[Entries with chart source code]
—————

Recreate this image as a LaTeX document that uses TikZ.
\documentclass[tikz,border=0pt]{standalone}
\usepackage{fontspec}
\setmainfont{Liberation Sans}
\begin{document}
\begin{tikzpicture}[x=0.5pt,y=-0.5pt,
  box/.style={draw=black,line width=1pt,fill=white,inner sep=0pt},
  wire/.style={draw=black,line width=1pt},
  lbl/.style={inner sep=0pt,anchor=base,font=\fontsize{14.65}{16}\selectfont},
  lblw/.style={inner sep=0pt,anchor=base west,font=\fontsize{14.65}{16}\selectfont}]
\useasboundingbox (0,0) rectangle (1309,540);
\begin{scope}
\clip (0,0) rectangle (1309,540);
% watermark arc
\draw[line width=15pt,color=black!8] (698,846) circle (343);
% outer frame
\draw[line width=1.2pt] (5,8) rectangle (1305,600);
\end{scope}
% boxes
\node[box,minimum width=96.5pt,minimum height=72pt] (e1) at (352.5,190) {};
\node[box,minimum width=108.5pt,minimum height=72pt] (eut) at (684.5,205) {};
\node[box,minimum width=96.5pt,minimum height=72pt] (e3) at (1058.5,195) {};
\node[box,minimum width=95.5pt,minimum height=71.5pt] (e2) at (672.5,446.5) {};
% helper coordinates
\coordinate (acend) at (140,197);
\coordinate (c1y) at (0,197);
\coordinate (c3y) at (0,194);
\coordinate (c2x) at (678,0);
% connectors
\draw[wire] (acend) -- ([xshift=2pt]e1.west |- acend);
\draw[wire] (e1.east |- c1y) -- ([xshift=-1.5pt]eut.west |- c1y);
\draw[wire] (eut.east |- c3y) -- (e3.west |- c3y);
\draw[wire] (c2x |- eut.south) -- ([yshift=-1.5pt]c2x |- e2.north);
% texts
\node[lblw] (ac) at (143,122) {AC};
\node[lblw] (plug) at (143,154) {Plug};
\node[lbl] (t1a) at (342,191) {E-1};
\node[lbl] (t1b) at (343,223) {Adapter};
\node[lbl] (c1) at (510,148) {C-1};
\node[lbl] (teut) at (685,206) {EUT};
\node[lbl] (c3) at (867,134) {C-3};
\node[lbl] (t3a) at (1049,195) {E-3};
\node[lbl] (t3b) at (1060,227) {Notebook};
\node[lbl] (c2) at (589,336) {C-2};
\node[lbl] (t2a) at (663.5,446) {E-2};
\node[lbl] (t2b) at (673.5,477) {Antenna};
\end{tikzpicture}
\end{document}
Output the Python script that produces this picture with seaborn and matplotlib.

—————

Repeat the data precisely, line by line.

Recreate this image as a LaTeX document that uses TikZ.
\documentclass[tikz,border=0pt]{standalone}
\usepackage{fontspec}
\setmainfont{Liberation Sans}
\begin{document}
\begin{tikzpicture}[x=0.5pt,y=-0.5pt,
  box/.style={draw=black,line width=1pt,fill=white,inner sep=0pt},
  wire/.style={draw=black,line width=1pt},
  lbl/.style={inner sep=0pt,anchor=base,font=\fontsize{14.65}{16}\selectfont},
  lblw/.style={inner sep=0pt,anchor=base west,font=\fontsize{14.65}{16}\selectfont}]
\useasboundingbox (0,0) rectangle (1309,540);
\begin{scope}
\clip (0,0) rectangle (1309,540);
% watermark arc
\draw[line width=15pt,color=black!8] (698,846) circle (343);
% outer frame
\draw[line width=1.2pt] (5,8) rectangle (1305,600);
\end{scope}
% boxes
\node[box,minimum width=96.5pt,minimum height=72pt] (e1) at (352.5,190) {};
\node[box,minimum width=108.5pt,minimum height=72pt] (eut) at (684.5,205) {};
\node[box,minimum width=96.5pt,minimum height=72pt] (e3) at (1058.5,195) {};
\node[box,minimum width=95.5pt,minimum height=71.5pt] (e2) at (672.5,446.5) {};
% helper coordinates
\coordinate (acend) at (140,197);
\coordinate (c1y) at (0,197);
\coordinate (c3y) at (0,194);
\coordinate (c2x) at (678,0);
% connectors
\draw[wire] (acend) -- ([xshift=2pt]e1.west |- acend);
\draw[wire] (e1.east |- c1y) -- ([xshift=-1.5pt]eut.west |- c1y);
\draw[wire] (eut.east |- c3y) -- (e3.west |- c3y);
\draw[wire] (c2x |- eut.south) -- ([yshift=-1.5pt]c2x |- e2.north);
% texts
\node[lblw] (ac) at (143,122) {AC};
\node[lblw] (plug) at (143,154) {Plug};
\node[lbl] (t1a) at (342,191) {E-1};
\node[lbl] (t1b) at (343,223) {Adapter};
\node[lbl] (c1) at (510,148) {C-1};
\node[lbl] (teut) at (685,206) {EUT};
\node[lbl] (c3) at (867,134) {C-3};
\node[lbl] (t3a) at (1049,195) {E-3};
\node[lbl] (t3b) at (1060,227) {Notebook};
\node[lbl] (c2) at (589,336) {C-2};
\node[lbl] (t2a) at (663.5,446) {E-2};
\node[lbl] (t2b) at (673.5,477) {Antenna};
\end{tikzpicture}
\end{document}
Output the Python script that produces this picture with seaborn and matplotlib.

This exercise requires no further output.